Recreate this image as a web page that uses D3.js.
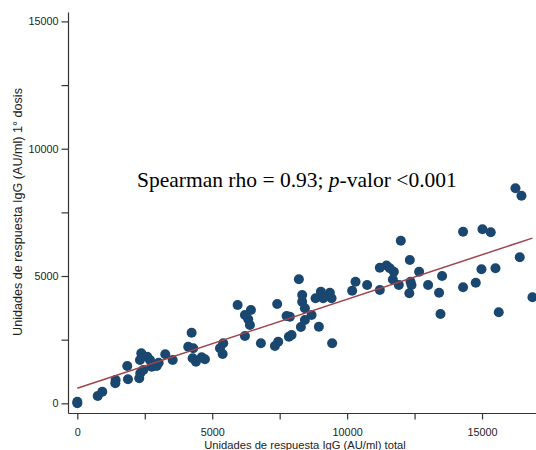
<!DOCTYPE html>
<html>
<head>
<meta charset="utf-8">
<script src="https://cdn.jsdelivr.net/npm/d3@7"></script>
<style>
  body { margin: 0; background: #fff; }
  svg { display: block; }
</style>
</head>
<body>
<div id="chart"></div>
<script>
// IgG total (x) vs IgG 1a dosis (y), AU/ml
const igTotal = [
  0, 0, 756, 926, 1408, 1420, 1878, 1852, 2296, 2334,
  2371, 2322, 2445, 2593, 2693, 2756, 2941, 3015, 3260, 3534,
  4111, 4237, 4297, 4274, 4397, 4608, 4730, 5286, 5408, 5386,
  5941, 6212, 6434, 6334, 6397, 6212, 6804, 7408, 7323, 7445,
  7756, 7878, 7841, 7941, 8286, 8212, 8334, 8334, 8434, 8682,
  8434, 8953, 9445, 8830, 9027, 9112, 9360, 9423, 10186, 10312,
  10742, 11212, 11212, 11460, 11582, 11731, 11694, 11916, 11990, 12323,
  12305, 12386, 12349, 12668, 13001, 13520, 13408, 13460, 14297, 14297,
  14768, 14979, 15016, 15323, 15498, 15620, 16238, 16461, 16398, 16868
];
const igDosis1 = [
  0, 60, 287, 456, 786, 915, 943, 1465, 982, 1178,
  1964, 1701, 1308, 1830, 1701, 1438, 1465, 1595, 1925, 1701,
  2223, 2773, 2160, 1768, 1634, 1807, 1728, 2160, 2357, 1937,
  3861, 3468, 3665, 3300, 3076, 2644, 2357, 3901, 2251, 2420,
  3429, 3402, 2616, 2683, 2997, 4871, 4254, 3991, 3732, 3468,
  3272, 3009, 2357, 4124, 4384, 4124, 4344, 4124, 4423, 4776,
  4647, 4450, 5326, 5413, 5303, 5169, 4863, 4647, 6387, 5629,
  4321, 4647, 4776, 5169, 4647, 5000, 4344, 3508, 6740, 4556,
  4737, 5264, 6835, 6717, 5303, 3574, 8445, 8155, 5735, 4164
];

// fitted line end points
const fitX = [0, 16868];
const fitY = [590, 6490];

const tickVals = [0, 2500, 5000, 7500, 10000, 12500, 15000];
const labelVals = [0, 5000, 10000, 15000];

const annotation = ["Spearman rho = 0.93; ", "p", "-valor <0.001"];
const xTitle = "Unidades de respuesta IgG (AU/ml) total";
const yTitle = "Unidades de respuesta IgG (AU/ml) 1° dosis";

const width = 536, height = 450;
const margin = {top: 12, right: 0, bottom: 37, left: 68};

const svg = d3.select("#chart")
    .append("svg")
    .attr("width", width)
    .attr("height", height);

const x = d3.scaleLinear()
    .domain([-345, 17000])
    .range([margin.left, width - margin.right]);
const y = d3.scaleLinear()
    .domain([-380, 15370])
    .range([height - margin.bottom, margin.top]);

const fmt = d => labelVals.includes(d) ? d : "";

/* axes */
const xAxis = svg.append("g")
    .attr("transform", `translate(0, ${height - margin.bottom})`)
    .call(d3.axisBottom(x).tickValues(tickVals).tickFormat(fmt)
        .tickSize(6.5).tickSizeOuter(0).tickPadding(9));
const yAxis = svg.append("g")
    .attr("transform", `translate(${margin.left}, 0)`)
    .call(d3.axisLeft(y).tickValues(tickVals).tickFormat(fmt)
        .tickSize(6.5).tickSizeOuter(0).tickPadding(3));

[xAxis, yAxis].forEach(g => {
    g.selectAll("path, line").attr("stroke", "#333").attr("stroke-width", 1.2);
    g.selectAll("text")
        .attr("fill", "#222")
        .style("font-family", "'Liberation Sans', Arial, sans-serif")
        .style("font-size", "10.8px");
});

/* points */
svg.append("g")
    .selectAll("circle")
    .data(igTotal.map((v, i) => [v, igDosis1[i]]))
    .join("circle")
    .attr("cx", d => x(d[0]))
    .attr("cy", d => y(d[1]))
    .attr("r", 5)
    .attr("fill", "#1a476f");

/* fitted line */
const line = d3.line()
    .x(d => x(d[0]))
    .y(d => y(d[1]));
svg.append("path")
    .datum(fitX.map((v, i) => [v, fitY[i]]))
    .attr("d", line)
    .attr("fill", "none")
    .attr("stroke", "#a0444a")
    .attr("stroke-width", 1.5);

/* annotation */
const note = svg.append("text")
    .attr("x", 137)
    .attr("y", 187)
    .style("font-family", "'Liberation Serif', 'Times New Roman', serif")
    .style("font-size", "21.5px")
    .attr("fill", "#000");
note.append("tspan").text(annotation[0]);
note.append("tspan").style("font-style", "italic").text(annotation[1]);
note.append("tspan").text(annotation[2]);

/* axis titles */
svg.append("text")
    .attr("x", 305)
    .attr("y", 449)
    .attr("text-anchor", "middle")
    .style("font-family", "'Liberation Sans', Arial, sans-serif")
    .style("font-size", "11.2px")
    .attr("fill", "#222")
    .text(xTitle);

svg.append("text")
    .attr("transform", "translate(22, 212) rotate(-90)")
    .attr("text-anchor", "middle")
    .style("font-family", "'Liberation Sans', Arial, sans-serif")
    .style("font-size", "12.6px")
    .attr("fill", "#222")
    .text(yTitle);
</script>
</body>
</html>
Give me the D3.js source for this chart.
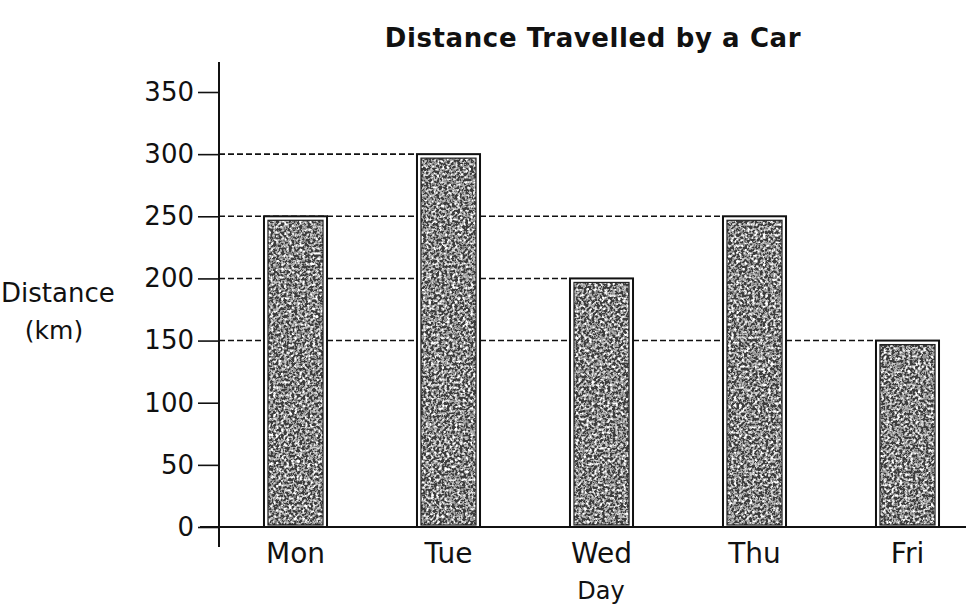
<!DOCTYPE html>
<html>
<head>
<meta charset="utf-8">
<script src="https://cdn.jsdelivr.net/npm/d3@7"></script>
<style>
  html, body { margin: 0; padding: 0; background: #ffffff; }
  svg { display: block; }
</style>
</head>
<body>
<div id="chart"></div>
<script>
// chart data
const days = ["Mon", "Tue", "Wed", "Thu", "Fri"];
const distances = [250, 300, 200, 250, 150];
const yTicks = [0, 50, 100, 150, 200, 250, 300, 350];
const guideValues = [300, 250, 200, 150];

const width = 966;
const height = 607;
const axisX = 219;
const baseY = 527;

const svg = d3.select("#chart").append("svg")
  .attr("width", width)
  .attr("height", height)
  .style("font-family", "'DejaVu Sans', sans-serif");

// speckled scan-like fill for the bars
const defs = svg.append("defs");
const grain = defs.append("filter")
  .attr("id", "grain")
  .attr("x", 0).attr("y", 0)
  .attr("width", "100%").attr("height", "100%");

grain.append("feTurbulence")
  .attr("type", "fractalNoise")
  .attr("baseFrequency", 0.38)
  .attr("numOctaves", 2)
  .attr("seed", 7)
  .attr("result", "noise");

grain.append("feColorMatrix")
  .attr("in", "noise")
  .attr("type", "matrix")
  .attr("values", "1.6 1.6 1.6 0 -2.1  1.6 1.6 1.6 0 -2.1  1.6 1.6 1.6 0 -2.1  0 0 0 0 1")
  .attr("result", "gray");

const ct = grain.append("feComponentTransfer")
  .attr("in", "gray")
  .attr("result", "spots");
["feFuncR", "feFuncG", "feFuncB"].forEach(f => {
  ct.append(f).attr("type", "discrete").attr("tableValues", "0.05 0.18 0.32 0.45 0.6 0.8 1");
});

grain.append("feComposite")
  .attr("in", "spots")
  .attr("in2", "SourceGraphic")
  .attr("operator", "in");

const x = d3.scaleBand()
  .domain(days)
  .range([axisX, axisX + 765])
  .paddingInner(0.588)
  .paddingOuter(0.294);

const y = d3.scaleLinear()
  .domain([0, 350])
  .range([baseY, 92]);

// title
svg.append("text")
  .attr("x", 593)
  .attr("y", 47)
  .attr("text-anchor", "middle")
  .attr("font-size", "26px")
  .attr("font-weight", "bold")
  .attr("letter-spacing", "0.6px")
  .attr("fill", "#111")
  .text("Distance Travelled by a Car");

// dashed guide lines, each running to the last bar that reaches it
guideValues.forEach(v => {
  const lastIdx = distances.lastIndexOf(v);
  svg.append("line")
    .attr("x1", axisX)
    .attr("x2", x(days[lastIdx]))
    .attr("y1", y(v))
    .attr("y2", y(v))
    .attr("stroke", "#111")
    .attr("stroke-width", 1.6)
    .attr("stroke-dasharray", "6,3");
});

// bars
const bars = svg.append("g")
  .selectAll("g")
  .data(days.map((d, i) => ({ day: d, value: distances[i] })))
  .join("g");

bars.append("rect")
  .attr("x", d => x(d.day))
  .attr("y", d => y(d.value))
  .attr("width", x.bandwidth())
  .attr("height", d => baseY - y(d.value))
  .attr("fill", "#ffffff")
  .attr("stroke", "#111")
  .attr("stroke-width", 2);

bars.append("rect")
  .attr("x", d => x(d.day) + 4)
  .attr("y", d => y(d.value) + 4)
  .attr("width", x.bandwidth() - 8)
  .attr("height", d => baseY - y(d.value) - 6)
  .attr("fill", "#555")
  .attr("filter", "url(#grain)");

bars.append("rect")
  .attr("x", d => x(d.day) + 4)
  .attr("y", d => y(d.value) + 4)
  .attr("width", x.bandwidth() - 8)
  .attr("height", d => baseY - y(d.value) - 6)
  .attr("fill", "none")
  .attr("stroke", "#222")
  .attr("stroke-width", 1.2);

// y axis
const yAxis = svg.append("g")
  .attr("transform", `translate(${axisX},0)`)
  .call(d3.axisLeft(y).tickValues(yTicks).tickSize(21).tickPadding(4));

yAxis.select(".domain").remove();
yAxis.selectAll(".tick line").attr("stroke", "#111").attr("stroke-width", 1.6);
yAxis.selectAll(".tick text")
  .attr("font-size", "26px")
  .attr("font-family", "'DejaVu Sans', sans-serif")
  .attr("fill", "#111");

svg.append("line")
  .attr("x1", axisX).attr("x2", axisX)
  .attr("y1", 62).attr("y2", 547)
  .attr("stroke", "#111")
  .attr("stroke-width", 2);

// x axis
svg.append("line")
  .attr("x1", 200).attr("x2", width)
  .attr("y1", baseY).attr("y2", baseY)
  .attr("stroke", "#111")
  .attr("stroke-width", 2);

const xAxis = svg.append("g")
  .attr("transform", `translate(0,${baseY})`)
  .call(d3.axisBottom(x).tickSize(0).tickPadding(16));

xAxis.select(".domain").remove();
xAxis.selectAll(".tick text")
  .attr("font-size", "28px")
  .attr("font-family", "'DejaVu Sans', sans-serif")
  .attr("fill", "#111");

// axis titles
svg.append("text")
  .attr("x", 1)
  .attr("y", 302)
  .attr("font-size", "26px")
  .attr("fill", "#111")
  .text("Distance");

svg.append("text")
  .attr("x", 54)
  .attr("y", 339)
  .attr("text-anchor", "middle")
  .attr("font-size", "25px")
  .attr("fill", "#111")
  .text("(km)");

svg.append("text")
  .attr("x", 601)
  .attr("y", 599)
  .attr("text-anchor", "middle")
  .attr("font-size", "24px")
  .attr("fill", "#111")
  .text("Day");
</script>
</body>
</html>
^^^^^^^^
▸ Problem description: Leave the pictures out, and restate exactly the lines from the start of the records through the one that contains "IgG (AU/ml) 1°".

▸ Reply:
Recreate this image as a web page that uses D3.js.
<!DOCTYPE html>
<html>
<head>
<meta charset="utf-8">
<script src="https://cdn.jsdelivr.net/npm/d3@7"></script>
<style>
  body { margin: 0; background: #fff; }
  svg { display: block; }
</style>
</head>
<body>
<div id="chart"></div>
<script>
// IgG total (x) vs IgG 1a dosis (y), AU/ml
const igTotal = [
  0, 0, 756, 926, 1408, 1420, 1878, 1852, 2296, 2334,
  2371, 2322, 2445, 2593, 2693, 2756, 2941, 3015, 3260, 3534,
  4111, 4237, 4297, 4274, 4397, 4608, 4730, 5286, 5408, 5386,
  5941, 6212, 6434, 6334, 6397, 6212, 6804, 7408, 7323, 7445,
  7756, 7878, 7841, 7941, 8286, 8212, 8334, 8334, 8434, 8682,
  8434, 8953, 9445, 8830, 9027, 9112, 9360, 9423, 10186, 10312,
  10742, 11212, 11212, 11460, 11582, 11731, 11694, 11916, 11990, 12323,
  12305, 12386, 12349, 12668, 13001, 13520, 13408, 13460, 14297, 14297,
  14768, 14979, 15016, 15323, 15498, 15620, 16238, 16461, 16398, 16868
];
const igDosis1 = [
  0, 60, 287, 456, 786, 915, 943, 1465, 982, 1178,
  1964, 1701, 1308, 1830, 1701, 1438, 1465, 1595, 1925, 1701,
  2223, 2773, 2160, 1768, 1634, 1807, 1728, 2160, 2357, 1937,
  3861, 3468, 3665, 3300, 3076, 2644, 2357, 3901, 2251, 2420,
  3429, 3402, 2616, 2683, 2997, 4871, 4254, 3991, 3732, 3468,
  3272, 3009, 2357, 4124, 4384, 4124, 4344, 4124, 4423, 4776,
  4647, 4450, 5326, 5413, 5303, 5169, 4863, 4647, 6387, 5629,
  4321, 4647, 4776, 5169, 4647, 5000, 4344, 3508, 6740, 4556,
  4737, 5264, 6835, 6717, 5303, 3574, 8445, 8155, 5735, 4164
];

// fitted line end points
const fitX = [0, 16868];
const fitY = [590, 6490];

const tickVals = [0, 2500, 5000, 7500, 10000, 12500, 15000];
const labelVals = [0, 5000, 10000, 15000];

const annotation = ["Spearman rho = 0.93; ", "p", "-valor <0.001"];
const xTitle = "Unidades de respuesta IgG (AU/ml) total";
const yTitle = "Unidades de respuesta IgG (AU/ml) 1° dosis";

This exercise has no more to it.